Routen mit dem gewissen Etwas
So ist nur die Schwierigkeitszahl (VII – VIII) Programm, die Routenauswahl ist (bei allgemein gehobenem Anspruch) breit gefächert: Plattentänze und Rissquälereien, bombenfester und abenteuerlicher Fels, abgegriffene Neoklassiker und superraue Geheimtipps, modern gesichert oder für Klemmkeilexperten – aber alle haben ein gewisses Etwas.
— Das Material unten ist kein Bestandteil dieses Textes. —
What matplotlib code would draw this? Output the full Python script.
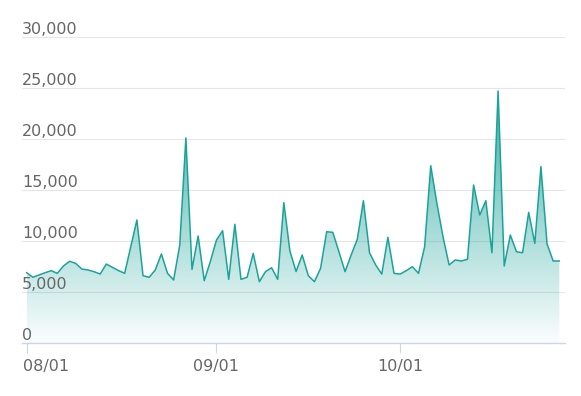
import numpy as np
import pandas as pd
import matplotlib
matplotlib.use('Agg')
import matplotlib.pyplot as plt
import matplotlib.dates as mdates
from matplotlib.colors import to_rgb

# daily values (starting 08/01)
values = [6890, 6440, 6670, 6890, 7090, 6830, 7550, 8010, 7810, 7250,
          7160, 6990, 6760, 7740, 7420, 7100, 6830, 9450, 12060, 6600,
          6440, 7160, 8730, 6830, 6180, 9610, 20100, 7220, 10490, 6110,
          8000, 10100, 11010, 6240, 11640, 6240, 6440, 8790, 6010, 6990,
          7380, 6240, 13760, 9000, 7000, 8630, 6600, 6010, 7320, 10910,
          10850, 8950, 6990, 8630, 10170, 13950, 8850, 7650, 6760, 10360,
          6830, 6760, 7090, 7480, 6830, 9440, 17380, 13700, 10420, 7650,
          8140, 8040, 8210, 15490, 12550, 13950, 8850, 24710, 7550, 10590,
          8950, 8850, 12810, 9770, 17290, 9710, 8040, 8040]
dates = pd.date_range('2024-08-01', periods=len(values), freq='D')
y_ticks = [0, 5000, 10000, 15000, 20000, 25000, 30000]

line_color = '#1ba39a'
text_color = '#666666'
axis_color = '#ccd6eb'

fig = plt.figure(figsize=(5.81, 3.96), dpi=100)
ax = fig.add_axes([22 / 581, 53 / 396, 543 / 581, 306 / 396])
x = mdates.date2num(dates)

# gradient fill under the line
poly = ax.fill_between(x, values, 0, facecolor='none', edgecolor='none')
grad = np.zeros((256, 1, 4))
grad[:, :, :3] = to_rgb(line_color)
grad[:, 0, 3] = np.linspace(0.85, 0.02, 256)
im = ax.imshow(grad, aspect='auto', origin='upper', zorder=1,
               extent=[x[0], x[-1], 0, max(values)])
im.set_clip_path(poly.get_paths()[0], transform=ax.transData)

ax.plot(x, values, color=line_color, lw=1.1, zorder=3)

ax.set_xlim(x[0] - 0.77, x[-1] + 0.93)
ax.set_ylim(0, 30000)

ax.set_yticks(y_ticks)
ax.tick_params(axis='y', length=0, labelleft=False)
ax.grid(axis='y', color='#e6e6e6', lw=0.8, zorder=0)
ax.set_axisbelow(True)
for v in y_ticks:
    ax.annotate(f'{v:,}', xy=(0, v), xycoords=('axes fraction', 'data'),
                xytext=(0, 2.2), textcoords='offset points',
                ha='left', va='baseline', fontsize=11.5, color=text_color)

month_starts = [d for d in dates if d.day == 1]
ax.set_xticks(mdates.date2num(month_starts))
ax.tick_params(axis='x', length=7.2, width=0.8, color=axis_color, labelbottom=False)
for i, d in enumerate(month_starts):
    ha = 'left' if i == 0 else 'center'
    dx = -2.9 if i == 0 else 0
    ax.annotate(d.strftime('%m/%d'), xy=(mdates.date2num(d), 0),
                xycoords=('data', 'axes fraction'),
                xytext=(dx, -11.5), textcoords='offset points',
                ha=ha, va='top', fontsize=11.5, color=text_color)

for s in ['top', 'right', 'left']:
    ax.spines[s].set_visible(False)
ax.spines['bottom'].set_color(axis_color)
ax.spines['bottom'].set_linewidth(1)

fig.savefig('out.png', dpi=100)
Das Pasold und sein Coautor Ralph Stöhr, Redakteur beim Fachblatt „Klettern“, in ihren Texten greifbar machen. Da geht es nicht nur um die jeweilige Route (oder eine benachbarte, ähnlich schöne…); auch Erschließerpersönlichkeiten werden gewürdigt und mit sympathischem Humor in Umfeld und Zeitläufte eingeordnet.
Ähnlich wie beim großen Vorbild „Im Extremen Fels“ bekommt jede Route zwei Seiten: ein großes Wandbild mit zurückhaltenden Pfeilen an Ein- und Ausstieg, eine Textseite mit Beschreibung, Infoblock und (von Pasold handgezeichneter) Routenskizze. Zeitgemäß liefert der Kletterverlag aber auch Praxisinfo: Mit personalisiertem Code kann man auf der Verlags-Website ein Ebook mit Topos und weiteren Infos downloaden und sich ans Nachvollziehen machen – ein Buch zum Träumen, eine Sammel-Aufgabe fürs Leben. ad
Kurzcheck
Info
Besonders geeignet für… Alpintaugliche Kletterer, denen der „Extreme Fels“ zu langweilig ist.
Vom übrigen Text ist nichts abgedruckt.